Stored records:
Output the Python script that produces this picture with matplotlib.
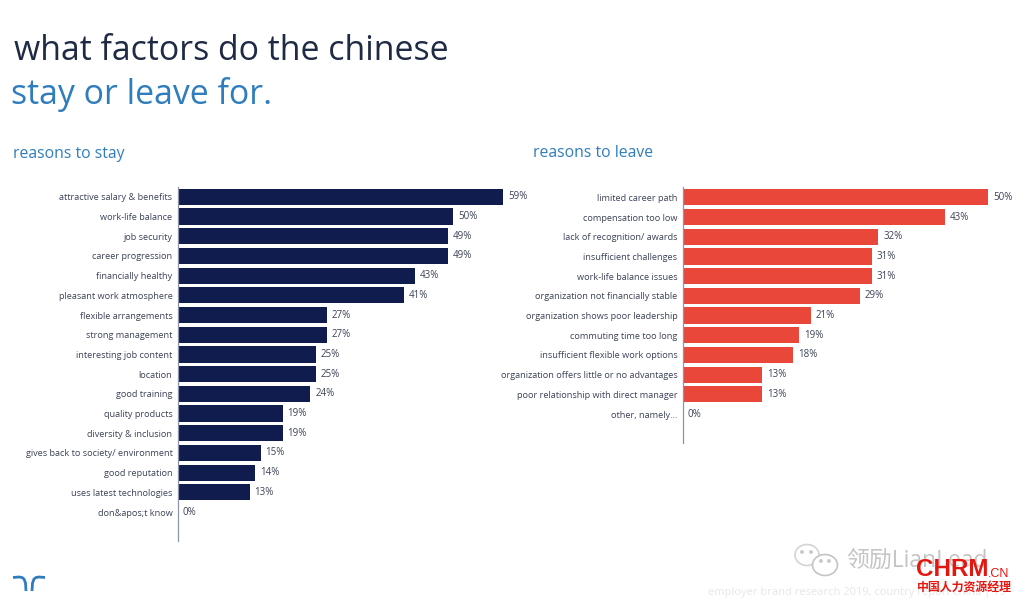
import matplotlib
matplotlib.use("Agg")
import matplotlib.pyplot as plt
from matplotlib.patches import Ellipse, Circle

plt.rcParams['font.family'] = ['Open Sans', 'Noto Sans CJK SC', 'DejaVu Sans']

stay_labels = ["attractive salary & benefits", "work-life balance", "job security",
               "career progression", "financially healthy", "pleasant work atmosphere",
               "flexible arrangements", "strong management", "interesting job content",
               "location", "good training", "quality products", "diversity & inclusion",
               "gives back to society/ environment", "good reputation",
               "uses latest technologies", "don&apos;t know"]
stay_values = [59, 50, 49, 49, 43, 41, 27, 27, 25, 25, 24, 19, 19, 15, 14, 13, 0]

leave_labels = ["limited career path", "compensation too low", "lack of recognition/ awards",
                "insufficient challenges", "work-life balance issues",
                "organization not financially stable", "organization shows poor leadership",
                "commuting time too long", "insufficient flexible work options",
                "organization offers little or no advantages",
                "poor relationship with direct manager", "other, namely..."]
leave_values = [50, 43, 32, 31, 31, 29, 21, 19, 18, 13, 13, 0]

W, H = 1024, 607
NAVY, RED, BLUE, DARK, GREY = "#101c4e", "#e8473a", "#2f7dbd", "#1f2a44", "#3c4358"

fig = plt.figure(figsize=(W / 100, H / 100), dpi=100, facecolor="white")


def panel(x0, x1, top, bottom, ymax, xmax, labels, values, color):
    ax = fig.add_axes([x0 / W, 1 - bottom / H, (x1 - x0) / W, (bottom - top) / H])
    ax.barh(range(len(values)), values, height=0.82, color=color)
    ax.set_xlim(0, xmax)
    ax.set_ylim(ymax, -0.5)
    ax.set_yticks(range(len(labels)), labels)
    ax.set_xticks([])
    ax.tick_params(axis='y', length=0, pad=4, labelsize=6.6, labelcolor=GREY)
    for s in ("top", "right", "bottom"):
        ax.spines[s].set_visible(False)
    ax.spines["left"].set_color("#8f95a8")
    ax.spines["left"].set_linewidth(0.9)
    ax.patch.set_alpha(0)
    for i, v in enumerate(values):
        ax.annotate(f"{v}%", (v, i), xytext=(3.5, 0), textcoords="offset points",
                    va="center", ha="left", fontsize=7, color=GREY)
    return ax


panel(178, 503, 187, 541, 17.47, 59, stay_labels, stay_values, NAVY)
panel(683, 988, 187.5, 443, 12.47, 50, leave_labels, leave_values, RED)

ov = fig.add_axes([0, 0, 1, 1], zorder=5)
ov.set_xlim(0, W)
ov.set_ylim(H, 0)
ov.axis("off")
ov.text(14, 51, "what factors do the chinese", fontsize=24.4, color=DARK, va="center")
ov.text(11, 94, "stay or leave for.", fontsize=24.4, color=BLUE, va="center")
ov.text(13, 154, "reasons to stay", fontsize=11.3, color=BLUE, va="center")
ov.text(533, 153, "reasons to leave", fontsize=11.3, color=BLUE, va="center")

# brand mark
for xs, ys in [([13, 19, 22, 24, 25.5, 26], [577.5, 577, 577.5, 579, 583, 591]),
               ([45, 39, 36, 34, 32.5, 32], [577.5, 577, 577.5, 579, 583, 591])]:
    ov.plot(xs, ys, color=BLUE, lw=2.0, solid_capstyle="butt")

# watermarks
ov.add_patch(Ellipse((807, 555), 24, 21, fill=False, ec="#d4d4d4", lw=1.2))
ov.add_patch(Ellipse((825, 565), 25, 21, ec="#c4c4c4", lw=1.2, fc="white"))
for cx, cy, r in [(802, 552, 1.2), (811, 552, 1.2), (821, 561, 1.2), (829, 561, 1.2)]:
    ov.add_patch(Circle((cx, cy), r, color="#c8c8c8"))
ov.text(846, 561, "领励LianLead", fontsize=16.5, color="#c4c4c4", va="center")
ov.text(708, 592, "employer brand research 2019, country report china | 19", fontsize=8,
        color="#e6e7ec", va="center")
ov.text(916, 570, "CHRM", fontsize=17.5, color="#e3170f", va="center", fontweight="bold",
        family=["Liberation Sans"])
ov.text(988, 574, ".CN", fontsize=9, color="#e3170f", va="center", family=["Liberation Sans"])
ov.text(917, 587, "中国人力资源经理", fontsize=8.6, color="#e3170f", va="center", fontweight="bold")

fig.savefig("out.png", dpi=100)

==

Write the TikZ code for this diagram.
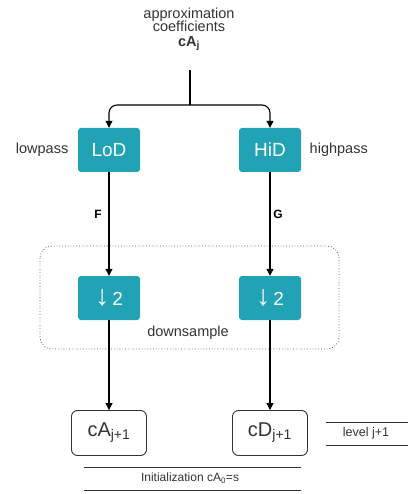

Exercise instructions: Give only the number of lines in the listing above that include the string "this".

Exercise output: 2